+++ STORED DATA +++

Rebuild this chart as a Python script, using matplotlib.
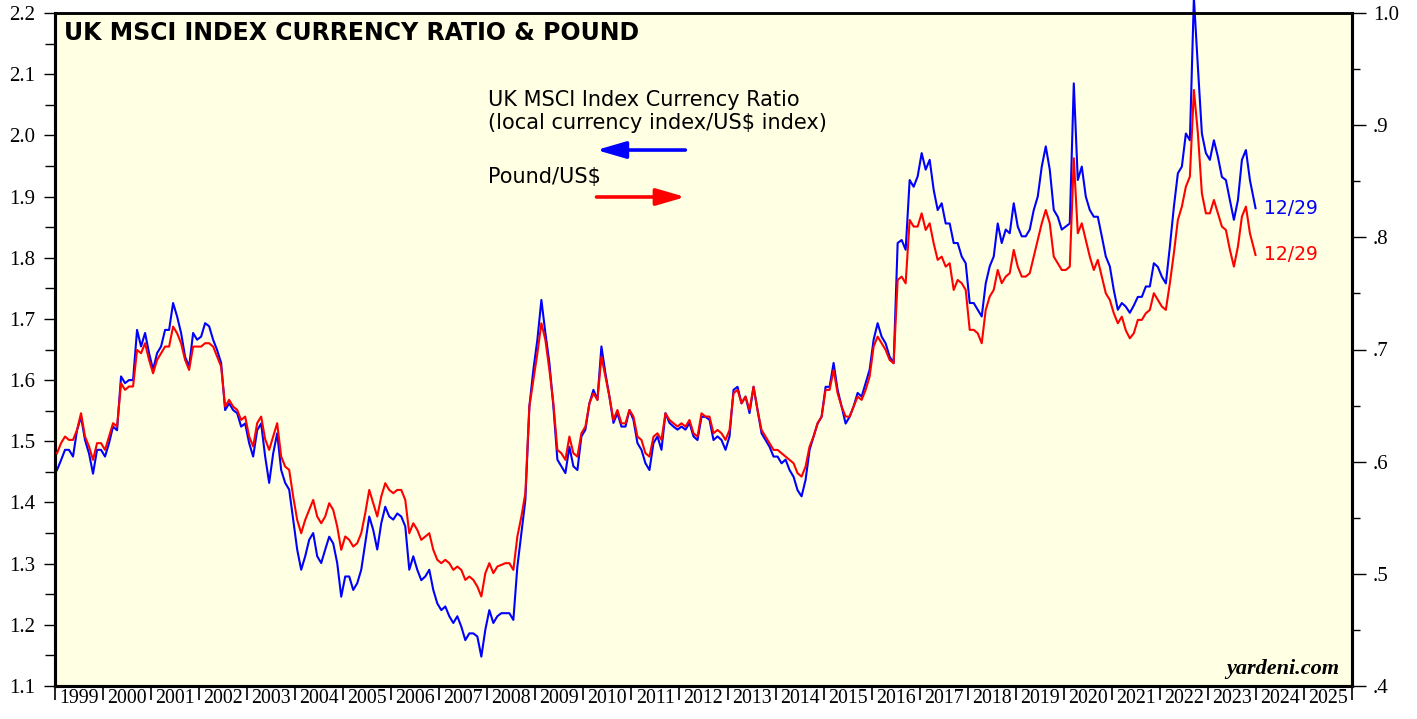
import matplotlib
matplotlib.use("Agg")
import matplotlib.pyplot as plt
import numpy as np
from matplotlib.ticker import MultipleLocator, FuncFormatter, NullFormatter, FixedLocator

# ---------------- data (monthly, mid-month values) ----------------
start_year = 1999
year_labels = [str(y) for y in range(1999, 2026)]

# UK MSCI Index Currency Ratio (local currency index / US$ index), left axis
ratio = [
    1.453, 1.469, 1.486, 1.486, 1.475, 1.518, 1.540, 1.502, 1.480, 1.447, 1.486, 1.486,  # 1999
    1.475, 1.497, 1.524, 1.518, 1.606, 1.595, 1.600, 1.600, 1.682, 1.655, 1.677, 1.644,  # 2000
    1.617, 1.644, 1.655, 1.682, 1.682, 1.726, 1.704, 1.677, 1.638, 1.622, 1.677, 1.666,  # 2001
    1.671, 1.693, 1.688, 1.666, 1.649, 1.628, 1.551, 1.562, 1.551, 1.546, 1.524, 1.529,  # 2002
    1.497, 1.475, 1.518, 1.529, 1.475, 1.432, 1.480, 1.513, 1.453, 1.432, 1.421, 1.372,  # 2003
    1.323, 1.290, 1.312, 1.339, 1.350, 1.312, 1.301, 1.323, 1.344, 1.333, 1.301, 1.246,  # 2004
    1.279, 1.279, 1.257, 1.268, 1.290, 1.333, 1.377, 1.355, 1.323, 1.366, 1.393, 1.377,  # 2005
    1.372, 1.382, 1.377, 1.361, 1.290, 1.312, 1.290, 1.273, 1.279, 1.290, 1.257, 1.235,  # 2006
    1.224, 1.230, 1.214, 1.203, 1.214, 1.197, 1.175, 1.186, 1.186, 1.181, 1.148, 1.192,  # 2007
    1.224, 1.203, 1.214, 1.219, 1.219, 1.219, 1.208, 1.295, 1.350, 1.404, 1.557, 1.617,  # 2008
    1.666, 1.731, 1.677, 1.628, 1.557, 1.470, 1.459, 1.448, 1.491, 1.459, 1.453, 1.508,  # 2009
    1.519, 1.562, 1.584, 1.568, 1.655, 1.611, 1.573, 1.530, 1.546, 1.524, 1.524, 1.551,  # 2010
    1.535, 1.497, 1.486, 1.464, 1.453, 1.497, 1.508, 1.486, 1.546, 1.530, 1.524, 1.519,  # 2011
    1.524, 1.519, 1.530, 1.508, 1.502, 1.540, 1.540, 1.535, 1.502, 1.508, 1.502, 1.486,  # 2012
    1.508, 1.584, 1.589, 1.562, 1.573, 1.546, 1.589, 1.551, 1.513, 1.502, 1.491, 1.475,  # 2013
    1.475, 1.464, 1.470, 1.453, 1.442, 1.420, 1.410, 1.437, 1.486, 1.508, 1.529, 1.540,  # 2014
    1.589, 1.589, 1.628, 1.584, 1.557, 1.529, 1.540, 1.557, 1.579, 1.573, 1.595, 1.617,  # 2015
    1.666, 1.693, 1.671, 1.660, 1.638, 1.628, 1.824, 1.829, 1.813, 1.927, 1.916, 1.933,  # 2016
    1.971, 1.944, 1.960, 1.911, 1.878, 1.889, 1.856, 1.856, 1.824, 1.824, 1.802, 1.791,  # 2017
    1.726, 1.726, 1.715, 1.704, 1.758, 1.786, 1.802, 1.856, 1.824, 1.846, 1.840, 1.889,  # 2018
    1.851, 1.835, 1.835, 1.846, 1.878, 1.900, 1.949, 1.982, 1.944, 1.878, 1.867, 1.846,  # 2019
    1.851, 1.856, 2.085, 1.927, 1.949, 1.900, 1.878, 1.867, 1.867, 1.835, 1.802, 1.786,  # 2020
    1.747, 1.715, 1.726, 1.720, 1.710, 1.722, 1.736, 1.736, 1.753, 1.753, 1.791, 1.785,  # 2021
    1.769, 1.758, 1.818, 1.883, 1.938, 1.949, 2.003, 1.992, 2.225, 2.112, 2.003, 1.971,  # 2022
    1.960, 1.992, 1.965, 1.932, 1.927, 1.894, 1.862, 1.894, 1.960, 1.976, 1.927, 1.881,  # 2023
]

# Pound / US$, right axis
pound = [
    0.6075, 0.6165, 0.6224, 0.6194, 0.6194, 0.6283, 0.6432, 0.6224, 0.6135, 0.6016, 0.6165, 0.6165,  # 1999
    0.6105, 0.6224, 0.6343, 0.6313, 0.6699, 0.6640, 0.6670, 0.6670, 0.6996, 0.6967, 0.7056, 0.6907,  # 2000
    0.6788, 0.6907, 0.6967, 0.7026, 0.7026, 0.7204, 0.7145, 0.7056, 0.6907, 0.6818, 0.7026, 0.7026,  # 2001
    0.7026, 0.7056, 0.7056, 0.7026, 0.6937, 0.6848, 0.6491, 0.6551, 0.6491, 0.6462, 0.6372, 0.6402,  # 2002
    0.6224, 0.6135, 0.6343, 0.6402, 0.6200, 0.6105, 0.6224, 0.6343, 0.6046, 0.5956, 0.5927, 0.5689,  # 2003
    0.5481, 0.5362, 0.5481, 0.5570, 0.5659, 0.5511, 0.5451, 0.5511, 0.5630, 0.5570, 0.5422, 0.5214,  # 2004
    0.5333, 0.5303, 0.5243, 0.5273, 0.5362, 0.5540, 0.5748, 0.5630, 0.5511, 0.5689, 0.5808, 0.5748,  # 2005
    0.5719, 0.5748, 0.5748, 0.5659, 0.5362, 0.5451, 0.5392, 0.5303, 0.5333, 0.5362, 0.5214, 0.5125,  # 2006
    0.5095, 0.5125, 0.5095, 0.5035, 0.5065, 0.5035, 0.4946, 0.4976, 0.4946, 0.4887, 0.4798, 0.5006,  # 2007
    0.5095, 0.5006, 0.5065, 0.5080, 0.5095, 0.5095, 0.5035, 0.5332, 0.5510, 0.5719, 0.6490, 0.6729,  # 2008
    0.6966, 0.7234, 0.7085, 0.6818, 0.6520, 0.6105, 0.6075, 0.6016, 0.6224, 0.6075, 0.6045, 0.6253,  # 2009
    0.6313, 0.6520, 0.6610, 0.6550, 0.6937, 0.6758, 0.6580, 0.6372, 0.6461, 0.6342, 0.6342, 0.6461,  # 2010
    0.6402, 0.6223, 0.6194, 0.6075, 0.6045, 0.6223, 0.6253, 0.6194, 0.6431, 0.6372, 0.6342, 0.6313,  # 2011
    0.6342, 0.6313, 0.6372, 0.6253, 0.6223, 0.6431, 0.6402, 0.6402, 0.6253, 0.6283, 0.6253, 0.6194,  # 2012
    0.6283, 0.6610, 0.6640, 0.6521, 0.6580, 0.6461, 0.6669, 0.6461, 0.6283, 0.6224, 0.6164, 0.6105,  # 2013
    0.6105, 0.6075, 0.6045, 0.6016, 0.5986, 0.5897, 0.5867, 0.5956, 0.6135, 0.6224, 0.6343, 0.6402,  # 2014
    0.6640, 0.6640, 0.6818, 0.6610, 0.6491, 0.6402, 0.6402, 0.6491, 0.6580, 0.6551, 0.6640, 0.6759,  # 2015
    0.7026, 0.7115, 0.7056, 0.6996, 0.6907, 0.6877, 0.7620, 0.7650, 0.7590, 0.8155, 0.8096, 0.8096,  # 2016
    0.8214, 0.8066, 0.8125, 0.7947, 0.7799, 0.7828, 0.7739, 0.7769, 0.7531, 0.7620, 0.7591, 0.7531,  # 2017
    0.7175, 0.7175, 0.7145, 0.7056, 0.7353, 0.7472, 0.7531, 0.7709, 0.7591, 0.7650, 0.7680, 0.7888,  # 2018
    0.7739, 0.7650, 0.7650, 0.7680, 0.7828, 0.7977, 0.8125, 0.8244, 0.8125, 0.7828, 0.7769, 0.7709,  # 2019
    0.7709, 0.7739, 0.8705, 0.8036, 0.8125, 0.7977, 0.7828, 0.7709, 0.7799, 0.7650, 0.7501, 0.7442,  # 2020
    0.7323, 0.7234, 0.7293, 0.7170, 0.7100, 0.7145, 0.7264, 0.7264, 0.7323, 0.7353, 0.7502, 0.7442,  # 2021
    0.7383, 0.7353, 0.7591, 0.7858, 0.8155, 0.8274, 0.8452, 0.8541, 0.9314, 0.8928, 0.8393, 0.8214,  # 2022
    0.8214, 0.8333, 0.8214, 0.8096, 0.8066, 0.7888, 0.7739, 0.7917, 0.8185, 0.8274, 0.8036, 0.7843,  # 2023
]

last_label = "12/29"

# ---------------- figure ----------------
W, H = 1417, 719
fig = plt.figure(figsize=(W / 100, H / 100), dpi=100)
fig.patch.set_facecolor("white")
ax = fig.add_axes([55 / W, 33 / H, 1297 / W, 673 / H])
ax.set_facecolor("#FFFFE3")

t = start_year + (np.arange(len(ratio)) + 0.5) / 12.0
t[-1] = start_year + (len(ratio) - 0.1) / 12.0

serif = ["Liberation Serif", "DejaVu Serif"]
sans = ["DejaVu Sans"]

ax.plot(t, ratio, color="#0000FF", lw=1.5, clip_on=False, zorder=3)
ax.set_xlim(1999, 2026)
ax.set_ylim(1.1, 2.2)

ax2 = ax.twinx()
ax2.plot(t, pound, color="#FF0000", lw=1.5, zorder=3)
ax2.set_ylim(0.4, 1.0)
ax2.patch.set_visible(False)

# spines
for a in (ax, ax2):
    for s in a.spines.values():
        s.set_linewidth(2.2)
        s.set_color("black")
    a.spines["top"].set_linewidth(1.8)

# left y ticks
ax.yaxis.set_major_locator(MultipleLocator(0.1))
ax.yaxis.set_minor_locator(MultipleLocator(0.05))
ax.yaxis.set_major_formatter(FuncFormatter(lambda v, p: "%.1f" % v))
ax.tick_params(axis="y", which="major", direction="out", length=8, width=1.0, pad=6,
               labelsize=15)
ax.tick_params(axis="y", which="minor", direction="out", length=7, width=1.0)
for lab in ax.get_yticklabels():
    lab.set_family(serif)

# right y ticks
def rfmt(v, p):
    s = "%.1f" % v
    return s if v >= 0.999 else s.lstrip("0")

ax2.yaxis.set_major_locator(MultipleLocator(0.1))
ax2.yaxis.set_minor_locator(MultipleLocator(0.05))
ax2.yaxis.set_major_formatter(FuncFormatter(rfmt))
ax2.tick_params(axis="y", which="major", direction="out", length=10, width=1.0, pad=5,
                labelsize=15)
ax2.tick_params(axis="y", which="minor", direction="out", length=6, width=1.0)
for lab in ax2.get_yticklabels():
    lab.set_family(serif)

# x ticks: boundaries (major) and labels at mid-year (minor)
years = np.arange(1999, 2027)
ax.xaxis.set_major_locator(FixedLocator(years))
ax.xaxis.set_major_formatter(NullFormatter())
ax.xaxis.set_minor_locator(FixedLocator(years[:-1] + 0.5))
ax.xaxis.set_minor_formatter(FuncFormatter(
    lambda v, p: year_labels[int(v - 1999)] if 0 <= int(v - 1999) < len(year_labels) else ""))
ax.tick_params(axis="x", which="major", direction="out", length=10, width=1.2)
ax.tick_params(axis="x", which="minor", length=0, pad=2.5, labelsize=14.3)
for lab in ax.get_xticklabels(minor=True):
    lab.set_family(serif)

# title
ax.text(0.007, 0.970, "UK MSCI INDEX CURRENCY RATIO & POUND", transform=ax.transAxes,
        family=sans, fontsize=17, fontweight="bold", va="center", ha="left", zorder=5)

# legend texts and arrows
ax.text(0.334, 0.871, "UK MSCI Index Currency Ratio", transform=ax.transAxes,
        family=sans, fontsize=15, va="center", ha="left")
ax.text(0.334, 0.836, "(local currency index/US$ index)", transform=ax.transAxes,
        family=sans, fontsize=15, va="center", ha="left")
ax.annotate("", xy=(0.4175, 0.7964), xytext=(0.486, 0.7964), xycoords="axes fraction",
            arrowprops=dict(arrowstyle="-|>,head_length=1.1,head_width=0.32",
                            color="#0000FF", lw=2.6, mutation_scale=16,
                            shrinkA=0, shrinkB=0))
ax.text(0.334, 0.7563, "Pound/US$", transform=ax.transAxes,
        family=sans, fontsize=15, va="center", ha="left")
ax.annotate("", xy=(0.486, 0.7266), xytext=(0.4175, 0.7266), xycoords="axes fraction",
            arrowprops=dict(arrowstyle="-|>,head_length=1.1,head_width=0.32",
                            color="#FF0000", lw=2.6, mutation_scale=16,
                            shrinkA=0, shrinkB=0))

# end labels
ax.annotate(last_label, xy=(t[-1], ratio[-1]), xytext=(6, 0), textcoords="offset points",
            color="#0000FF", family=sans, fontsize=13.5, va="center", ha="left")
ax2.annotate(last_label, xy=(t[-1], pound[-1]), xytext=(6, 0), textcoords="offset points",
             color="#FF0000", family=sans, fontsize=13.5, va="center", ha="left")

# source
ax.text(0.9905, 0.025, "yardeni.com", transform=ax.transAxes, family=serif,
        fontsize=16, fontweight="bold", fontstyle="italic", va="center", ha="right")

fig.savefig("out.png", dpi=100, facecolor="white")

+++

DIRECTION — Everything from the first line of the listing above through the line that contains "year_labels = [str(y)" is to be restated word for word, minus the pictures.

OUTPUT OF THE EXERCISE —
Rebuild this chart as a Python script, using matplotlib.
import matplotlib
matplotlib.use("Agg")
import matplotlib.pyplot as plt
import numpy as np
from matplotlib.ticker import MultipleLocator, FuncFormatter, NullFormatter, FixedLocator

# ---------------- data (monthly, mid-month values) ----------------
start_year = 1999
year_labels = [str(y) for y in range(1999, 2026)]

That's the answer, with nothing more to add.